Protons and neutron are composed of quarks bound together by the strong color force. The proton is composed of two positively charged up-quarks (charge +2/3e) and one negatively charged down-quark (charge -1/3e). The neutron is composed of two negatively charged down-quarks (charge -1/3e), and one positively charged up-quark (with charge +2/3e). Within the quark model, the proton and neutron are mirror images of one another. This is referred to as isospin symmetry.
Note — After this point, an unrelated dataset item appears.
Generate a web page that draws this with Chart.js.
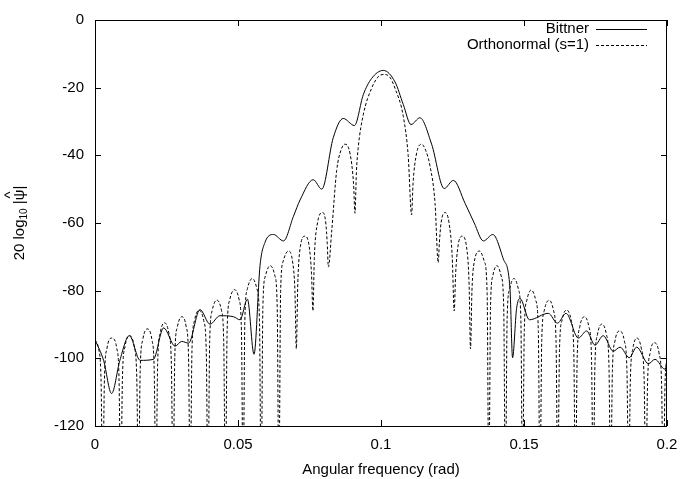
<!DOCTYPE html>
<html>
<head>
<meta charset="utf-8">
<script src="https://cdn.jsdelivr.net/npm/chart.js@4.4.1/dist/chart.umd.min.js"></script>
<style>
	html, body { margin: 0; padding: 0; background: #fff; }
	canvas { display: block; }
</style>
</head>
<body>
<canvas id="chart" width="690" height="479"></canvas>
<script>
// Values: [frequency (rad), 20 log10 |psi hat| (dB)].
// -140 marks a null that drops below the bottom of the plot.
const seriesNames = [ 'Bittner', 'Orthonormal (s=1)' ];
const xTickLabels = [ '0', '0.05', '0.1', '0.15', '0.2' ];
const yTickLabels = [ '-120', '-100', '-80', '-60', '-40', '-20', '0' ];

const bittner = [
	[ 0, -94.5 ], [ 0.0030, -100.6 ], [ 0.0058, -110.4 ], [ 0.0087, -100.6 ], [ 0.0120, -93.3 ],
	[ 0.0158, -100.6 ], [ 0.0204, -100.3 ], [ 0.0240, -91.0 ], [ 0.0280, -96.4 ], [ 0.0303, -95.0 ],
	[ 0.0327, -95.5 ], [ 0.0367, -85.6 ], [ 0.0402, -89.9 ], [ 0.0437, -87.4 ], [ 0.0484, -87.7 ],
	[ 0.0507, -88.6 ], [ 0.0533, -82.5 ], [ 0.0556, -98.8 ], [ 0.0577, -72.6 ], [ 0.0594, -65.8 ],
	[ 0.0624, -63.4 ], [ 0.0659, -65.3 ], [ 0.0694, -58.0 ], [ 0.0717, -53.2 ], [ 0.0763, -47.2 ],
	[ 0.0793, -50.0 ], [ 0.0833, -34.8 ], [ 0.0868, -29.1 ], [ 0.0907, -31.2 ], [ 0.0938, -22.1 ],
	[ 0.0967, -17.3 ], [ 0.1008, -14.9 ], [ 0.1049, -18.3 ], [ 0.1078, -25.0 ], [ 0.1105, -30.9 ],
	[ 0.1136, -28.9 ], [ 0.1177, -36.7 ], [ 0.1221, -49.8 ], [ 0.1253, -47.4 ], [ 0.1294, -54.2 ],
	[ 0.1326, -60.0 ], [ 0.1358, -65.3 ], [ 0.1391, -63.4 ], [ 0.1428, -70.7 ], [ 0.1451, -79.4 ],
	[ 0.1460, -99.8 ], [ 0.1474, -85.3 ], [ 0.1486, -82.3 ], [ 0.1519, -88.6 ], [ 0.1585, -86.7 ],
	[ 0.1617, -89.6 ], [ 0.1647, -86.7 ], [ 0.1690, -94.0 ], [ 0.1719, -91.9 ], [ 0.1748, -96.1 ],
	[ 0.1777, -93.3 ], [ 0.1812, -97.9 ], [ 0.1836, -96.7 ], [ 0.1868, -99.8 ], [ 0.1894, -96.7 ],
	[ 0.1935, -101.6 ], [ 0.1958, -100.3 ], [ 0.1993, -103.2 ], [ 0.2, -101.3 ],
];

const orthonormal = [
	[ 0, -94.5 ], [ 0.0012, -97 ], [ 0.0021, -106 ], [ 0.0027, -140 ],
	[ 0.0033, -106 ], [ 0.0042, -97 ], [ 0.0059, -94 ], [ 0.0076, -97 ], [ 0.0084, -106 ], [ 0.0090, -140 ],
	[ 0.0096, -105.5 ], [ 0.0105, -96.5 ], [ 0.0121, -93.3 ], [ 0.0137, -96.5 ], [ 0.0146, -105.5 ], [ 0.0152, -140 ],
	[ 0.0158, -103.5 ], [ 0.0167, -94.5 ], [ 0.0183, -91.3 ], [ 0.0199, -94.5 ], [ 0.0207, -103.5 ], [ 0.0213, -140 ],
	[ 0.0219, -101.5 ], [ 0.0228, -92.5 ], [ 0.0243, -89.5 ], [ 0.0258, -92.5 ], [ 0.0267, -101.5 ], [ 0.0273, -140 ],
	[ 0.0279, -99.5 ], [ 0.0288, -90.7 ], [ 0.0304, -87.7 ], [ 0.0319, -90.7 ], [ 0.0327, -99.5 ], [ 0.0333, -140 ],
	[ 0.0339, -97.8 ], [ 0.0348, -88.8 ], [ 0.0364, -85.8 ], [ 0.0380, -88.8 ], [ 0.0389, -97.8 ], [ 0.0395, -140 ],
	[ 0.0401, -94.8 ], [ 0.0410, -85.8 ], [ 0.0426, -82.8 ], [ 0.0442, -85.8 ], [ 0.0450, -94.8 ], [ 0.0456, -140 ],
	[ 0.0462, -91.7 ], [ 0.0471, -82.7 ], [ 0.0488, -79.7 ], [ 0.0504, -82.7 ], [ 0.0512, -91.7 ], [ 0.0518, -140 ],
	[ 0.0524, -88.4 ], [ 0.0533, -79.4 ], [ 0.0550, -76.4 ], [ 0.0566, -79.4 ], [ 0.0575, -88.4 ], [ 0.0581, -140 ],
	[ 0.0587, -84.6 ], [ 0.0596, -75.6 ], [ 0.0613, -72.6 ], [ 0.0629, -75.6 ], [ 0.0637, -84.6 ], [ 0.0643, -140 ],
	[ 0.0649, -80.3 ], [ 0.0658, -71.3 ], [ 0.0676, -68.3 ], [ 0.0691, -71.5 ], [ 0.0699, -80 ], [ 0.0704, -97.2 ],
	[ 0.0709, -78 ], [ 0.0718, -67 ], [ 0.0734, -63.9 ], [ 0.0749, -67 ], [ 0.0757, -75 ], [ 0.0762, -86 ],
	[ 0.0767, -70 ], [ 0.0778, -60 ], [ 0.0796, -56.9 ], [ 0.0807, -60 ], [ 0.0812, -66 ], [ 0.0816, -73 ],
	[ 0.0828, -62 ], [ 0.0845, -44.5 ], [ 0.0860, -38.5 ], [ 0.0874, -36.7 ], [ 0.0892, -39.6 ], [ 0.0904, -48.4 ], [ 0.0909, -57.1 ],
	[ 0.0914, -45 ], [ 0.0920, -38 ], [ 0.0938, -28 ], [ 0.0967, -20.2 ], [ 0.0990, -16.8 ], [ 0.1010, -16.1 ],
	[ 0.1030, -16.8 ], [ 0.1049, -20.2 ], [ 0.1078, -28.5 ], [ 0.1095, -40 ], [ 0.1107, -57.6 ],
	[ 0.1112, -48.4 ], [ 0.1124, -39.6 ], [ 0.1142, -36.7 ], [ 0.1156, -38.5 ], [ 0.1171, -43 ], [ 0.1189, -54.2 ], [ 0.1200, -71.7 ],
	[ 0.1204, -66 ], [ 0.1210, -60 ], [ 0.1224, -56.9 ], [ 0.1238, -60 ], [ 0.1249, -70 ], [ 0.1256, -86 ],
	[ 0.1261, -75 ], [ 0.1269, -67 ], [ 0.1284, -63.9 ], [ 0.1299, -67 ], [ 0.1308, -78 ], [ 0.1313, -97.2 ],
	[ 0.1318, -80 ], [ 0.1326, -71.5 ], [ 0.1345, -68.3 ], [ 0.1361, -71.3 ], [ 0.1371, -80.3 ], [ 0.1377, -140 ],
	[ 0.1383, -84.6 ], [ 0.1391, -75.6 ], [ 0.1405, -72.6 ], [ 0.1420, -75.6 ], [ 0.1429, -84.6 ], [ 0.1435, -140 ],
	[ 0.1441, -88.4 ], [ 0.1450, -79.4 ], [ 0.1465, -76.4 ], [ 0.1480, -79.4 ], [ 0.1489, -88.4 ], [ 0.1495, -140 ],
	[ 0.1501, -91.8 ], [ 0.1510, -82.8 ], [ 0.1525, -79.8 ], [ 0.1541, -82.8 ], [ 0.1550, -91.8 ], [ 0.1556, -140 ],
	[ 0.1562, -94.8 ], [ 0.1571, -85.8 ], [ 0.1588, -82.8 ], [ 0.1603, -85.8 ], [ 0.1612, -94.8 ], [ 0.1618, -140 ],
	[ 0.1624, -97.7 ], [ 0.1633, -88.7 ], [ 0.1649, -85.7 ], [ 0.1665, -88.7 ], [ 0.1674, -97.7 ], [ 0.1680, -140 ],
	[ 0.1686, -99.7 ], [ 0.1695, -90.7 ], [ 0.1711, -87.7 ], [ 0.1727, -90.7 ], [ 0.1736, -99.7 ], [ 0.1742, -140 ],
	[ 0.1748, -101.9 ], [ 0.1757, -92.9 ], [ 0.1772, -89.9 ], [ 0.1788, -92.9 ], [ 0.1797, -101.9 ], [ 0.1803, -140 ],
	[ 0.1809, -103.9 ], [ 0.1818, -94.9 ], [ 0.1835, -91.9 ], [ 0.1851, -94.9 ], [ 0.1860, -103.9 ], [ 0.1866, -140 ],
	[ 0.1872, -106 ], [ 0.1881, -97 ], [ 0.1895, -94 ], [ 0.1910, -97 ], [ 0.1920, -106 ], [ 0.1926, -140 ],
	[ 0.1932, -107.4 ], [ 0.1941, -98.4 ], [ 0.1956, -95.4 ], [ 0.1972, -98.4 ], [ 0.1981, -107.4 ], [ 0.1987, -140 ],
	[ 0.1993, -108 ], [ 0.2, -99.8 ],
];

const FONT = '"Liberation Sans", Arial, Helvetica, sans-serif';
Chart.defaults.font.family = FONT;
Chart.defaults.font.size = 15;
Chart.defaults.color = '#000';

const toPoints = ( rows ) => rows.map( ( [ x, y ] ) => ( { x, y } ) );

// gnuplot look: closed box, inward ticks on all four sides, key top right, y label with subscript.
const gnuplotFrame = {
	id: 'gnuplotFrame',
	afterDraw( chart ) {
		const { ctx, chartArea: a, scales } = chart;
		const tick = 6;
		ctx.save();
		ctx.strokeStyle = '#000';
		ctx.lineWidth = 1;
		ctx.setLineDash( [] );
		ctx.strokeRect( a.left + 0.5, a.top + 0.5, a.right - a.left - 1, a.bottom - a.top );
		ctx.beginPath();
		scales.x.ticks.forEach( ( t ) => {
			const px = Math.round( scales.x.getPixelForValue( t.value ) ) + 0.5;
			ctx.moveTo( px, a.bottom ); ctx.lineTo( px, a.bottom - tick );
			ctx.moveTo( px, a.top ); ctx.lineTo( px, a.top + tick );
		} );
		scales.y.ticks.forEach( ( t ) => {
			const py = Math.round( scales.y.getPixelForValue( t.value ) ) + 0.5;
			ctx.moveTo( a.left, py ); ctx.lineTo( a.left + tick, py );
			ctx.moveTo( a.right, py ); ctx.lineTo( a.right - tick, py );
		} );
		ctx.stroke();

		// Key.
		ctx.font = '15px ' + FONT;
		ctx.textAlign = 'right';
		ctx.textBaseline = 'middle';
		chart.data.datasets.forEach( ( ds, i ) => {
			const y = 29 + i * 15.5;
			ctx.fillStyle = '#000';
			ctx.fillText( ds.label, 589, y );
			ctx.strokeStyle = ds.borderColor;
			ctx.lineWidth = ds.borderWidth;
			ctx.setLineDash( ds.borderDash || [] );
			ctx.beginPath();
			ctx.moveTo( 596, Math.round( y ) + 0.5 );
			ctx.lineTo( 647, Math.round( y ) + 0.5 );
			ctx.stroke();
		} );

		// Y axis label: 20 log10 |psi hat|, subscript smaller, hat set over the psi.
		ctx.setLineDash( [] );
		ctx.translate( 20, ( a.top + a.bottom ) / 2 );
		ctx.rotate( -Math.PI / 2 );
		ctx.textAlign = 'left';
		ctx.fillStyle = '#000';
		const big = '15px ' + FONT, small = '10px ' + FONT;
		const p1 = '20 log', p2 = '10', p3 = ' |', psi = '\u03C8', p5 = '|';
		ctx.font = big;
		const w1 = ctx.measureText( p1 ).width, w3 = ctx.measureText( p3 ).width;
		const wp = ctx.measureText( psi ).width, w5 = ctx.measureText( p5 ).width;
		ctx.font = small; const w2 = ctx.measureText( p2 ).width;
		let x0 = -( w1 + w2 + w3 + wp + w5 ) / 2;
		ctx.font = big; ctx.fillText( p1, x0, 0 ); x0 += w1;
		ctx.font = small; ctx.fillText( p2, x0, 4 ); x0 += w2;
		ctx.font = big; ctx.fillText( p3, x0, 0 ); x0 += w3;
		ctx.fillText( psi, x0, 0 );
		ctx.textAlign = 'center';
		ctx.fillText( '^', x0 + wp / 2, -9 );
		ctx.textAlign = 'left';
		x0 += wp;
		ctx.fillText( p5, x0, 0 );
		ctx.restore();
	},
};

new Chart( document.getElementById( 'chart' ), {
	type: 'scatter',
	data: {
		datasets: [
			{ label: seriesNames[ 0 ], data: toPoints( bittner ), borderColor: '#000', borderWidth: 1 },
			{ label: seriesNames[ 1 ], data: toPoints( orthonormal ), borderColor: '#000', borderWidth: 1, borderDash: [ 3, 2 ] },
		].map( ( ds ) => Object.assign( ds, { showLine: true, pointRadius: 0, cubicInterpolationMode: 'monotone' } ) ),
	},
	plugins: [ gnuplotFrame ],
	options: {
		responsive: false,
		animation: false,
		devicePixelRatio: 1,
		layout: { padding: { top: 14, right: 23, left: 0, bottom: 0 } },
		plugins: { legend: { display: false }, tooltip: { enabled: false } },
		scales: {
			x: {
				type: 'linear', min: 0, max: 0.2,
				grid: { display: false, drawTicks: false },
				border: { display: false },
				ticks: { stepSize: 0.05, padding: 10, maxRotation: 0, autoSkip: false, callback: ( v, i ) => xTickLabels[ i ] },
				title: { display: true, text: 'Angular frequency (rad)', padding: { top: 3, bottom: 0 }, font: { size: 15 } },
				afterFit: ( s ) => { s.height = 53; },
			},
			y: {
				type: 'linear', min: -120, max: 0,
				grid: { display: false, drawTicks: false },
				border: { display: false },
				ticks: { stepSize: 20, padding: 11, autoSkip: false, callback: ( v, i ) => yTickLabels[ i ] },
				afterFit: ( s ) => { s.width = 95; },
			},
		},
	},
} );
</script>
</body>
</html>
A neutron can be considered to be the same as a proton with every down-quarks replaced with an up-quark and every up-quark replaced with a down-quark (typically referred to as isospin symmetry) The motion of quarks inside protons and neutrons results in a spatial distribution electric-charge, electromagnetic-magnetization and weak (axial)-magnetization inside protons and neutrons (commonly referred to as nucleons).

Because electrons have a spin, they are small electricallycharged magnets.  Therefore, electrons are scattered by both the electric-charge and the magnetization inside nucleons.Elastic scattering of high-energy electron beams from targets composed of hydrogen and deuterium enable researchers at Jefferson Laboratory to measure how electric-charge and electric-magnetization are distributed in the space inside protons and neutrons.  Elastic scattering experiments involve collisions in which after the scattering there is only a single intact proton in the final state.  Similar experiments with beams of neutrinos and antineutrinos (which scatter via the weak-force) provide information on the space distribution of the weak (axial)-magnetization inside protons and neutrons. 

In contrast, inelastic scattering experiments involve energetic collisions of electrons (or neutrinos) with the quarks inside protons and neutrons, and after the scattering, leave a final state with many additional particles.  Inelastic scattering experiments are used to measure the momentum (and energy) distribution of quarks inside protons and neutrons.

The Rochester researchers report on a new analysis of all neutrino scattering experiments on deuterium to obtain the most precise determination of the distribution of the weak (axial)-magnetization inside nucleons. They have also done a global analysis of data from all elastic electron scattering experiments using theoretical concept called "duality". Duality relates the spatial distribution of the quarks to their momentum (and energy) distribution inside nucleons. Their work focused on determining in precise detail the electric, magnetic and axial form-factors of the proton and neutron (from which the space distributions of electric-charge and the two kinds of magnetization can be extracted).  By using these "duality" relations, they obtain a more precise description of the electric charge electric-magnetization and weak-magnetization distributions inside protons and neutrons.

They find that the space distributions of electric-charge, electric-magnetization, and weak (axial) magnetization are all different. The electron scattering data on the behavior of the electric form-factor of the neutron indicates that the neutron, which is electrically neutral, has an inner core which is positively charged (composed of one up-quark) surrounded by an outside shell which is negatively charged (composed of two down-quarks). By isospin symmetry, the proton is the same as a neutron, with the up and down quarks reversed.  The fact that the up-quark and down-quark distribution are different in the proton, is confirmed by the data on the electric form-factor of the proton.  It is found that for the proton, the up-quark (charge +2/3e) distribution extends to larger radius than the distribution of down-quarks (charge -1/3e).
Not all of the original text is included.